Did Obama give up on diplomacy with Iran too soon?

Sure, Mr Obama has made mistakes. While promising that all options are on the table, he has let successive defence secretaries say that bombing Iran would be futile and dangerous, which may be true but blurs the message. He also fumbled his response to the popular demonstrations that followed Iran’s fraudulent presidential election of June 2009. Having worked hard to start a dialogue with the Iranian leadership, and calculating that the Green movement would not be able to topple the government, he was slow to denounce the crushing of the protests. That looked weak. But the Republican claim that this squandered an opportunity to fell the regime is questionable. In contrast to Egypt, where America had influence on both Hosni Mubarak and the army it had helped to equip, it had no serious leverage on the ground in Iran, and its verbal support might have damaged the credibility of the very people it was trying to help…
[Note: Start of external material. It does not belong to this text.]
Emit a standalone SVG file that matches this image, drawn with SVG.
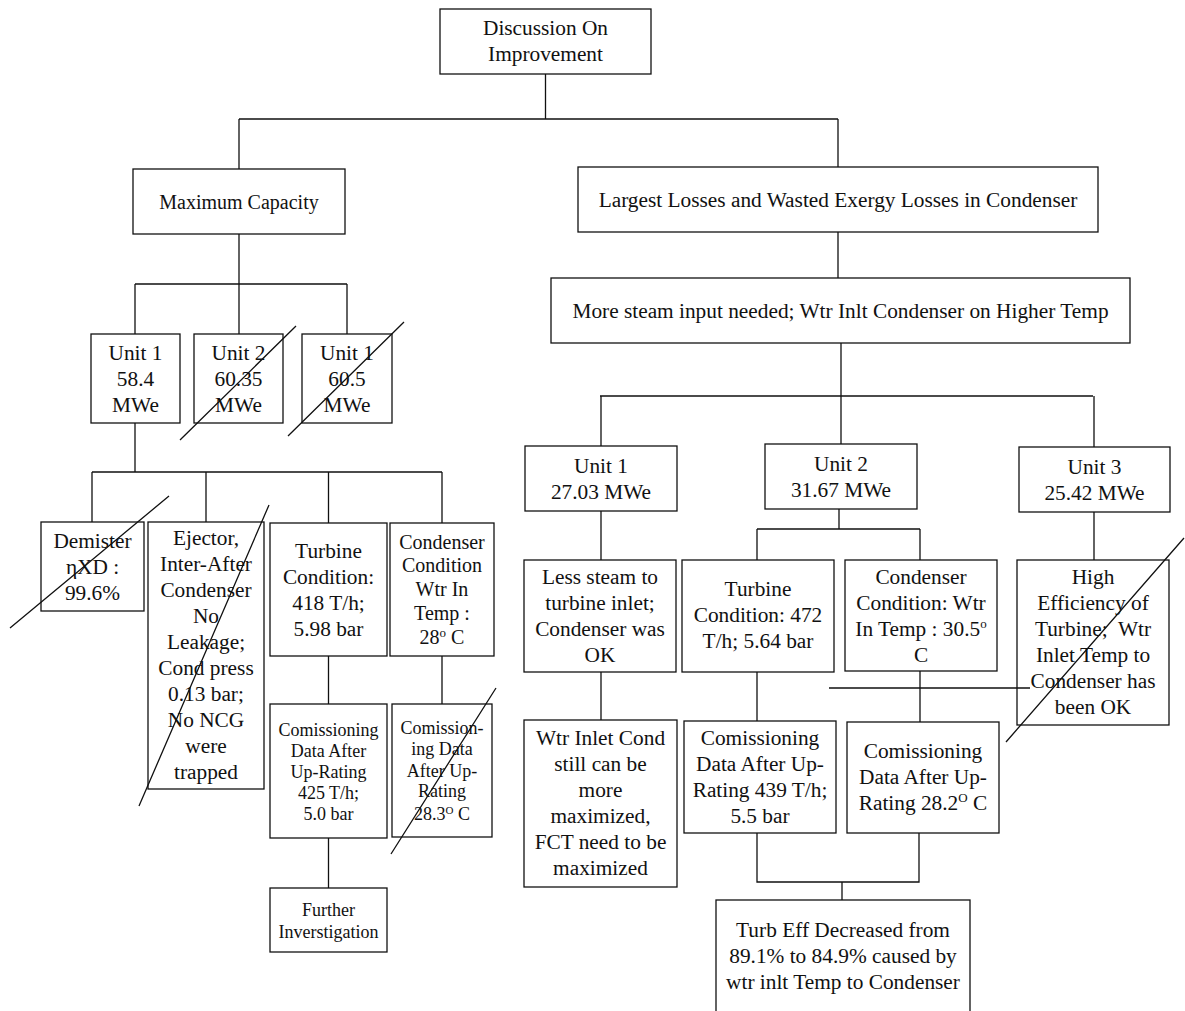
<svg xmlns="http://www.w3.org/2000/svg" width="1185" height="1011" viewBox="0 0 1185 1011">
<style>
.box{fill:#fff;stroke:#111;stroke-width:1.3}
.c{fill:none;stroke:#111;stroke-width:1.3}
.t{font-family:"Liberation Serif","Times New Roman",serif;font-size:21.33px;text-anchor:middle;fill:#111}
.m{font-size:20px}
.s{font-size:18px}
.sup{font-size:13px}
.sup2{font-size:11px}
</style>
<rect width="1185" height="1011" fill="#fff"/>
<g id="connectors">
<path class="c" d="M545.5 74V119M239 119H838M239 119V169M838 119V167M838 232V278M841 343V396M600 396H1093M601 396V446M841 396V444M1094 396V447"/>
<path class="c" d="M239 234V284M135 284H347M135 284V334M239 284V334M347 284V334M135 423V472M92 472H442M92 472V522M206 472V522M328.5 472V523M442 472V523M328.5 656V704M328.5 838V888M442 656V704"/>
<path class="c" d="M601 511V560M839 509V529M757 529H920M757 529V560M920 529V560M1094 512V560M601 672V720M757 672V721M920 671V722M757 833V882H919V833M842 882V900"/>
</g>
<g id="n-top"><rect class="box" x="440" y="9" width="211" height="65"/><text class="t" x="545.5" y="35">Discussion On</text><text class="t" x="545.5" y="61">Improvement</text></g>
<g id="n-maxcap"><rect class="box" x="133" y="169" width="212" height="65"/><text class="t m" x="239" y="208.5">Maximum Capacity</text></g>
<g id="n-largest"><rect class="box" x="578" y="167" width="520" height="65"/><text class="t" x="838" y="206.5">Largest Losses and Wasted Exergy Losses in Condenser</text></g>
<g id="n-moresteam"><rect class="box" x="551" y="278" width="579" height="65"/><text class="t" x="840.5" y="318">More steam input needed; Wtr Inlt Condenser on Higher Temp</text></g>
<g id="n-l-unit1"><rect class="box" x="91" y="334" width="89" height="89"/><text class="t" x="135.5" y="360">Unit 1</text><text class="t" x="135.5" y="386">58.4</text><text class="t" x="135.5" y="412">MWe</text></g>
<g id="n-l-unit2"><rect class="box" x="194" y="334" width="89" height="89"/><text class="t" x="238.5" y="360">Unit 2</text><text class="t" x="238.5" y="386">60.35</text><text class="t" x="238.5" y="412">MWe</text></g>
<g id="n-l-unit3"><rect class="box" x="302" y="334" width="90" height="89"/><text class="t" x="347" y="360">Unit 1</text><text class="t" x="347" y="386">60.5</text><text class="t" x="347" y="412">MWe</text></g>
<g id="n-demister"><rect class="box" x="41" y="522" width="103" height="89"/><text class="t" x="92.5" y="548">Demister</text><text class="t" x="92.5" y="574">ηXD :</text><text class="t" x="92.5" y="600">99.6%</text></g>
<g id="n-ejector"><rect class="box" x="148" y="522" width="116" height="267"/>
<text class="t" x="206" y="545">Ejector,</text><text class="t" x="206" y="571">Inter-After</text><text class="t" x="206" y="597">Condenser</text><text class="t" x="206" y="623">No</text><text class="t" x="206" y="649">Leakage;</text><text class="t" x="206" y="675">Cond press</text><text class="t" x="206" y="701">0.13 bar;</text><text class="t" x="206" y="727">No NCG</text><text class="t" x="206" y="753">were</text><text class="t" x="206" y="779">trapped</text></g>
<g id="n-l-turbine"><rect class="box" x="270" y="523" width="117" height="133"/><text class="t" x="328.5" y="558">Turbine</text><text class="t" x="328.5" y="584">Condition:</text><text class="t" x="328.5" y="610">418 T/h;</text><text class="t" x="328.5" y="636">5.98 bar</text></g>
<g id="n-l-condenser"><rect class="box" x="390" y="523" width="104" height="133"/><text class="t m" x="442" y="548.5">Condenser</text><text class="t m" x="442" y="572">Condition</text><text class="t m" x="442" y="596">Wtr In</text><text class="t m" x="442" y="619.5">Temp :</text><text class="t m" x="442" y="643.5">28<tspan class="sup" dy="-7">o</tspan><tspan dy="7"> C</tspan></text></g>
<g id="n-l-comm1"><rect class="box" x="270" y="704" width="117" height="134"/><text class="t s" x="328.5" y="736">Comissioning</text><text class="t s" x="328.5" y="757">Data After</text><text class="t s" x="328.5" y="778">Up-Rating</text><text class="t s" x="328.5" y="799">425 T/h;</text><text class="t s" x="328.5" y="820">5.0 bar</text></g>
<g id="n-l-comm2"><rect class="box" x="392" y="704" width="100" height="133"/><text class="t s" x="442" y="734">Comission-</text><text class="t s" x="442" y="755">ing Data</text><text class="t s" x="442" y="777">After Up-</text><text class="t s" x="442" y="797">Rating</text><text class="t s" x="442" y="820">28.3<tspan class="sup2" dy="-6">O</tspan><tspan dy="6"> C</tspan></text></g>
<g id="n-further"><rect class="box" x="270" y="888" width="117" height="64"/><text class="t s" x="328.5" y="916">Further</text><text class="t s" x="328.5" y="938">Inverstigation</text></g>
<g id="n-r-unit1"><rect class="box" x="525" y="446" width="152" height="65"/><text class="t" x="601" y="472.5">Unit 1</text><text class="t" x="601" y="498.5">27.03 MWe</text></g>
<g id="n-r-unit2"><rect class="box" x="765" y="444" width="152" height="65"/><text class="t" x="841" y="470.5">Unit 2</text><text class="t" x="841" y="496.5">31.67 MWe</text></g>
<g id="n-r-unit3"><rect class="box" x="1019" y="447" width="151" height="65"/><text class="t" x="1094.5" y="473.5">Unit 3</text><text class="t" x="1094.5" y="499.5">25.42 MWe</text></g>
<g id="n-lesssteam"><rect class="box" x="524" y="560" width="152" height="112"/><text class="t" x="600" y="584">Less steam to</text><text class="t" x="600" y="610">turbine inlet;</text><text class="t" x="600" y="636">Condenser was</text><text class="t" x="600" y="662">OK</text></g>
<g id="n-r-turbine"><rect class="box" x="682" y="560" width="152" height="112"/><text class="t" x="758" y="596">Turbine</text><text class="t" x="758" y="622">Condition: 472</text><text class="t" x="758" y="648">T/h; 5.64 bar</text></g>
<g id="n-r-condenser"><rect class="box" x="845" y="560" width="152" height="111"/><text class="t" x="921" y="584">Condenser</text><text class="t" x="921" y="610">Condition: Wtr</text><text class="t" x="921" y="636">In Temp : 30.5<tspan class="sup" dy="-8">o</tspan></text><text class="t" x="921" y="662">C</text></g>
<g id="n-higheff"><rect class="box" x="1017" y="560" width="152" height="165"/><text class="t" x="1093" y="584">High</text><text class="t" x="1093" y="610">Efficiency of</text><text class="t" x="1093" y="636" xml:space="preserve">Turbine;  Wtr</text><text class="t" x="1093" y="662">Inlet Temp to</text><text class="t" x="1093" y="688">Condenser has</text><text class="t" x="1093" y="714">been OK</text></g>
<g id="n-wtrinlet"><rect class="box" x="524" y="720" width="153" height="167"/><text class="t" x="600.5" y="745">Wtr Inlet Cond</text><text class="t" x="600.5" y="771">still can be</text><text class="t" x="600.5" y="797">more</text><text class="t" x="600.5" y="823">maximized,</text><text class="t" x="600.5" y="849">FCT need to be</text><text class="t" x="600.5" y="875">maximized</text></g>
<g id="n-r-comm1"><rect class="box" x="684" y="721" width="152" height="112"/><text class="t" x="760" y="745">Comissioning</text><text class="t" x="760" y="771">Data After Up-</text><text class="t" x="760" y="797">Rating 439 T/h;</text><text class="t" x="760" y="823">5.5 bar</text></g>
<g id="n-r-comm2"><rect class="box" x="847" y="722" width="152" height="111"/><text class="t" x="923" y="758">Comissioning</text><text class="t" x="923" y="784">Data After Up-</text><text class="t" x="923" y="810">Rating 28.2<tspan class="sup" dy="-8">O</tspan><tspan dy="8"> C</tspan></text></g>
<g id="n-turbeff"><rect class="box" x="716" y="900" width="254" height="130"/><text class="t" x="843" y="937">Turb Eff Decreased from</text><text class="t" x="843" y="963">89.1% to 84.9% caused by</text><text class="t" x="843" y="989">wtr inlt Temp to Condenser</text></g>
<g id="strikes">
<path class="c" d="M180 440L296 326M288 436L404 322M10 628L169 496M139 806L269 505M391 854L496 688M1006 742L1184 538M829 688H1030"/>
</g>
</svg>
While Republicans accuse him of appeasing Iran, Mr Obama faces critics from the opposite direction who say his biggest mistake was to withdraw his outstretched hand too soon. In a thorough new history of the president’s engagement with Iran (“A Single Roll of the Dice”), Trita Parsi, the founder of the National Iranian American Council in Washington, DC, regrets Mr Obama’s failure to accept the proposal from Brazil and Turkey. Having chosen to pursue diplomacy and pressure simultaneously, he bet all the diplomacy on a single roll of the dice, and when that got nowhere was left only with the pressure—which may in time also fail. If diplomacy is ever to succeed, Mr Parsi says, America must not retreat at the first sign of Iranian intransigence or congressional opposition, both of which are inevitable. The trouble, he concludes, is that the 30-year enmity between Iran and America is no longer a phenomenon, “it is an institution”.